» The request: Copy the listing verbatim, excluding any images found in it.

•••••

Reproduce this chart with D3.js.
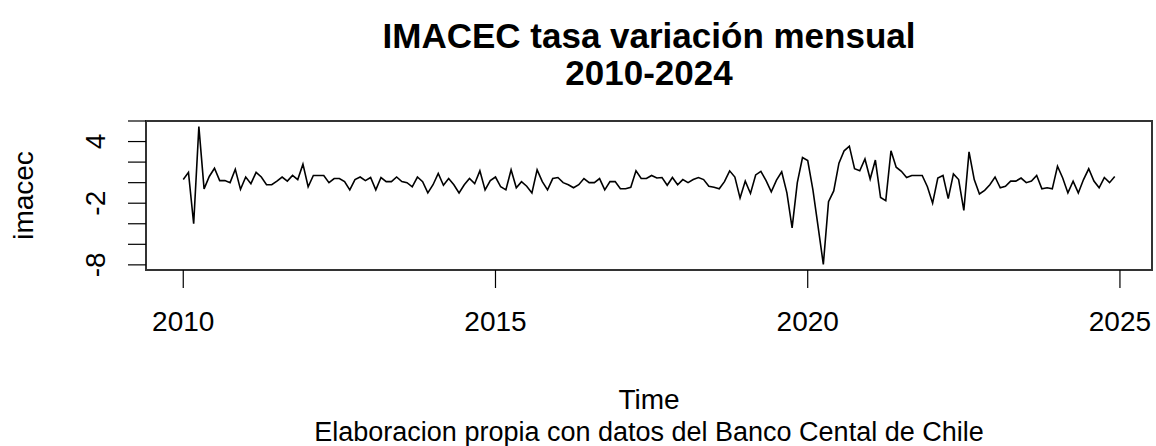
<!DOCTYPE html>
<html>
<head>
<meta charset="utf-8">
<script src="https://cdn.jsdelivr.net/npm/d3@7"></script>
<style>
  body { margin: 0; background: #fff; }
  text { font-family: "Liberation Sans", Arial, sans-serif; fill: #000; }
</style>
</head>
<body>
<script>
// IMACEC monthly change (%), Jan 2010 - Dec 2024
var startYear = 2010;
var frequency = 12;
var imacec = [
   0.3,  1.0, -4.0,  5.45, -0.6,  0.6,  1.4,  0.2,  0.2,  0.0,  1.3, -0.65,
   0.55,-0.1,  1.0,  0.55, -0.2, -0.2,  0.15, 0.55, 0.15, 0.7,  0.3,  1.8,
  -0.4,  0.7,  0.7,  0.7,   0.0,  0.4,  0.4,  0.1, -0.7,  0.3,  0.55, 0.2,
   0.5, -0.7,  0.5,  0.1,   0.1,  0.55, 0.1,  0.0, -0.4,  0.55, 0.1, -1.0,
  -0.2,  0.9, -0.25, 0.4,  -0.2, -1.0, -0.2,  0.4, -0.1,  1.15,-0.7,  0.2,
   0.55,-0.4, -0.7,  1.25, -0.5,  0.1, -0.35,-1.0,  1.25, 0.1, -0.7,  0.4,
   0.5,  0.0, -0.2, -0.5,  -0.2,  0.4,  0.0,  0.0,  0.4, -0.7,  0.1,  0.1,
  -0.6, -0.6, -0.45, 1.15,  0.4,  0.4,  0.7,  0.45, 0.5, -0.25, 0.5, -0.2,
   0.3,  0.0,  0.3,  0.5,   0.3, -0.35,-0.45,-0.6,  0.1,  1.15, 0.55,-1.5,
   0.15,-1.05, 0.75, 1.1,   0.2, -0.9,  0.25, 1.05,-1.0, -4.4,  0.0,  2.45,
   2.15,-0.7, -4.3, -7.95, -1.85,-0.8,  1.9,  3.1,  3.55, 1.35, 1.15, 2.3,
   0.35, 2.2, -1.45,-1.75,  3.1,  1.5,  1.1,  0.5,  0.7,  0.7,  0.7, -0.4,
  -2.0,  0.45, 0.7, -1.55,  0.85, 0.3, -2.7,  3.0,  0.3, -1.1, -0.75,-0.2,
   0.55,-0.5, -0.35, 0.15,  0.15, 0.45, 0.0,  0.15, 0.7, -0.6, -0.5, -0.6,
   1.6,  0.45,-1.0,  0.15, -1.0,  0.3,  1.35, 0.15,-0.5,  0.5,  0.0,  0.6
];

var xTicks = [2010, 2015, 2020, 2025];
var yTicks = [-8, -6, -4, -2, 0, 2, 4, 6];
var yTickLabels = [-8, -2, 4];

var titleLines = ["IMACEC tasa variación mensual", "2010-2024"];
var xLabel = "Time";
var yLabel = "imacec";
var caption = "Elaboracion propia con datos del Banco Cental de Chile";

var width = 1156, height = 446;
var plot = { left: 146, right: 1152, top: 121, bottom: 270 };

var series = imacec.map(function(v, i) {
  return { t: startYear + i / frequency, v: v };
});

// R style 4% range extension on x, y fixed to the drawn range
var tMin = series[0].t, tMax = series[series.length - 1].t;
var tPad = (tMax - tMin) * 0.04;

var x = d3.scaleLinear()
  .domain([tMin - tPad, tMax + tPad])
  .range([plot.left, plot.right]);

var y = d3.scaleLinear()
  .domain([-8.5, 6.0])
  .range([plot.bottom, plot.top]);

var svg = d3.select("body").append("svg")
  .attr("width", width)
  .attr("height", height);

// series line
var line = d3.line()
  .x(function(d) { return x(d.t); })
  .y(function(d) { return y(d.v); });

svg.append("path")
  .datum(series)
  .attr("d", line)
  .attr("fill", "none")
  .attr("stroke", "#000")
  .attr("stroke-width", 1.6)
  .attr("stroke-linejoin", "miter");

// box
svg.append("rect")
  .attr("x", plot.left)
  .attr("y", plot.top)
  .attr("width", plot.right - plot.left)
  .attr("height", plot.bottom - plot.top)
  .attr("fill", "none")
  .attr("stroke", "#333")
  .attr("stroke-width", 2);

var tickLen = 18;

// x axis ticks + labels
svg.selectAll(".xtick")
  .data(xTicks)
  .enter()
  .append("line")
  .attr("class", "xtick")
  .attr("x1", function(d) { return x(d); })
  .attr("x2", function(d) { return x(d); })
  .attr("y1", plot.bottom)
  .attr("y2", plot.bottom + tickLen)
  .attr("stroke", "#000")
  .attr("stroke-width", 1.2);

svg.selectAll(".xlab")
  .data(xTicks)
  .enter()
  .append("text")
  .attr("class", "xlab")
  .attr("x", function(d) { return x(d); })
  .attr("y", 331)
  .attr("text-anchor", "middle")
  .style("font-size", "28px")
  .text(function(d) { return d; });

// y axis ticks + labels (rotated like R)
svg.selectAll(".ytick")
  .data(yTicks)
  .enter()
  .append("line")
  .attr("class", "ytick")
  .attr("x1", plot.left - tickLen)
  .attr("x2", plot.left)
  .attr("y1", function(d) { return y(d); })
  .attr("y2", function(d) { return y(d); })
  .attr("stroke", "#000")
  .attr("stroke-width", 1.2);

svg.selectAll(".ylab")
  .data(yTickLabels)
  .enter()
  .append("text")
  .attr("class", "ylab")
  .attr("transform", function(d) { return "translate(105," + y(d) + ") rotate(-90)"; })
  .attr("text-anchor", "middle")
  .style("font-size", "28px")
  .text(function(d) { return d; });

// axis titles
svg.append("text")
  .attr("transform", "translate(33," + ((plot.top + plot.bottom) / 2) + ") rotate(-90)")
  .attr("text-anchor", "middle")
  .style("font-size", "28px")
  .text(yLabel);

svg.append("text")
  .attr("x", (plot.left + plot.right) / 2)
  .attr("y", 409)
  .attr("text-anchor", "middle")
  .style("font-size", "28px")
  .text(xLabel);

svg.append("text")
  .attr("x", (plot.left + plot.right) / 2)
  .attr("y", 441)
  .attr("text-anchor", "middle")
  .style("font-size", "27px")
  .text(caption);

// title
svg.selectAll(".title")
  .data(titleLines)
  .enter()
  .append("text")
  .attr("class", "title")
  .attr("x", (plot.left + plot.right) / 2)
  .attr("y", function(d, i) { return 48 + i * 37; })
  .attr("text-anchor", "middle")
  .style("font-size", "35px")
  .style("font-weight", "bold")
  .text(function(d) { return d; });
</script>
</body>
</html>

•••••

» Written response:
Reproduce this chart with D3.js.
<!DOCTYPE html>
<html>
<head>
<meta charset="utf-8">
<script src="https://cdn.jsdelivr.net/npm/d3@7"></script>
<style>
  body { margin: 0; background: #fff; }
  text { font-family: "Liberation Sans", Arial, sans-serif; fill: #000; }
</style>
</head>
<body>
<script>
// IMACEC monthly change (%), Jan 2010 - Dec 2024
var startYear = 2010;
var frequency = 12;
var imacec = [
   0.3,  1.0, -4.0,  5.45, -0.6,  0.6,  1.4,  0.2,  0.2,  0.0,  1.3, -0.65,
   0.55,-0.1,  1.0,  0.55, -0.2, -0.2,  0.15, 0.55, 0.15, 0.7,  0.3,  1.8,
  -0.4,  0.7,  0.7,  0.7,   0.0,  0.4,  0.4,  0.1, -0.7,  0.3,  0.55, 0.2,
   0.5, -0.7,  0.5,  0.1,   0.1,  0.55, 0.1,  0.0, -0.4,  0.55, 0.1, -1.0,
  -0.2,  0.9, -0.25, 0.4,  -0.2, -1.0, -0.2,  0.4, -0.1,  1.15,-0.7,  0.2,
   0.55,-0.4, -0.7,  1.25, -0.5,  0.1, -0.35,-1.0,  1.25, 0.1, -0.7,  0.4,
   0.5,  0.0, -0.2, -0.5,  -0.2,  0.4,  0.0,  0.0,  0.4, -0.7,  0.1,  0.1,
  -0.6, -0.6, -0.45, 1.15,  0.4,  0.4,  0.7,  0.45, 0.5, -0.25, 0.5, -0.2,
   0.3,  0.0,  0.3,  0.5,   0.3, -0.35,-0.45,-0.6,  0.1,  1.15, 0.55,-1.5,
   0.15,-1.05, 0.75, 1.1,   0.2, -0.9,  0.25, 1.05,-1.0, -4.4,  0.0,  2.45,
   2.15,-0.7, -4.3, -7.95, -1.85,-0.8,  1.9,  3.1,  3.55, 1.35, 1.15, 2.3,
   0.35, 2.2, -1.45,-1.75,  3.1,  1.5,  1.1,  0.5,  0.7,  0.7,  0.7, -0.4,
  -2.0,  0.45, 0.7, -1.55,  0.85, 0.3, -2.7,  3.0,  0.3, -1.1, -0.75,-0.2,
   0.55,-0.5, -0.35, 0.15,  0.15, 0.45, 0.0,  0.15, 0.7, -0.6, -0.5, -0.6,
   1.6,  0.45,-1.0,  0.15, -1.0,  0.3,  1.35, 0.15,-0.5,  0.5,  0.0,  0.6
];

var xTicks = [2010, 2015, 2020, 2025];
var yTicks = [-8, -6, -4, -2, 0, 2, 4, 6];
var yTickLabels = [-8, -2, 4];

var titleLines = ["IMACEC tasa variación mensual", "2010-2024"];
var xLabel = "Time";
var yLabel = "imacec";
var caption = "Elaboracion propia con datos del Banco Cental de Chile";

var width = 1156, height = 446;
var plot = { left: 146, right: 1152, top: 121, bottom: 270 };

var series = imacec.map(function(v, i) {
  return { t: startYear + i / frequency, v: v };
});

// R style 4% range extension on x, y fixed to the drawn range
var tMin = series[0].t, tMax = series[series.length - 1].t;
var tPad = (tMax - tMin) * 0.04;

var x = d3.scaleLinear()
  .domain([tMin - tPad, tMax + tPad])
  .range([plot.left, plot.right]);

var y = d3.scaleLinear()
  .domain([-8.5, 6.0])
  .range([plot.bottom, plot.top]);

var svg = d3.select("body").append("svg")
  .attr("width", width)
  .attr("height", height);

// series line
var line = d3.line()
  .x(function(d) { return x(d.t); })
  .y(function(d) { return y(d.v); });

svg.append("path")
  .datum(series)
  .attr("d", line)
  .attr("fill", "none")
  .attr("stroke", "#000")
  .attr("stroke-width", 1.6)
  .attr("stroke-linejoin", "miter");

// box
svg.append("rect")
  .attr("x", plot.left)
  .attr("y", plot.top)
  .attr("width", plot.right - plot.left)
  .attr("height", plot.bottom - plot.top)
  .attr("fill", "none")
  .attr("stroke", "#333")
  .attr("stroke-width", 2);

var tickLen = 18;

// x axis ticks + labels
svg.selectAll(".xtick")
  .data(xTicks)
  .enter()
  .append("line")
  .attr("class", "xtick")
  .attr("x1", function(d) { return x(d); })
  .attr("x2", function(d) { return x(d); })
  .attr("y1", plot.bottom)
  .attr("y2", plot.bottom + tickLen)
  .attr("stroke", "#000")
  .attr("stroke-width", 1.2);

svg.selectAll(".xlab")
  .data(xTicks)
  .enter()
  .append("text")
  .attr("class", "xlab")
  .attr("x", function(d) { return x(d); })
  .attr("y", 331)
  .attr("text-anchor", "middle")
  .style("font-size", "28px")
  .text(function(d) { return d; });

// y axis ticks + labels (rotated like R)
svg.selectAll(".ytick")
  .data(yTicks)
  .enter()
  .append("line")
  .attr("class", "ytick")
  .attr("x1", plot.left - tickLen)
  .attr("x2", plot.left)
  .attr("y1", function(d) { return y(d); })
  .attr("y2", function(d) { return y(d); })
  .attr("stroke", "#000")
  .attr("stroke-width", 1.2);

svg.selectAll(".ylab")
  .data(yTickLabels)
  .enter()
  .append("text")
  .attr("class", "ylab")
  .attr("transform", function(d) { return "translate(105," + y(d) + ") rotate(-90)"; })
  .attr("text-anchor", "middle")
  .style("font-size", "28px")
  .text(function(d) { return d; });

// axis titles
svg.append("text")
  .attr("transform", "translate(33," + ((plot.top + plot.bottom) / 2) + ") rotate(-90)")
  .attr("text-anchor", "middle")
  .style("font-size", "28px")
  .text(yLabel);

svg.append("text")
  .attr("x", (plot.left + plot.right) / 2)
  .attr("y", 409)
  .attr("text-anchor", "middle")
  .style("font-size", "28px")
  .text(xLabel);

svg.append("text")
  .attr("x", (plot.left + plot.right) / 2)
  .attr("y", 441)
  .attr("text-anchor", "middle")
  .style("font-size", "27px")
  .text(caption);

// title
svg.selectAll(".title")
  .data(titleLines)
  .enter()
  .append("text")
  .attr("class", "title")
  .attr("x", (plot.left + plot.right) / 2)
  .attr("y", function(d, i) { return 48 + i * 37; })
  .attr("text-anchor", "middle")
  .style("font-size", "35px")
  .style("font-weight", "bold")
  .text(function(d) { return d; });
</script>
</body>
</html>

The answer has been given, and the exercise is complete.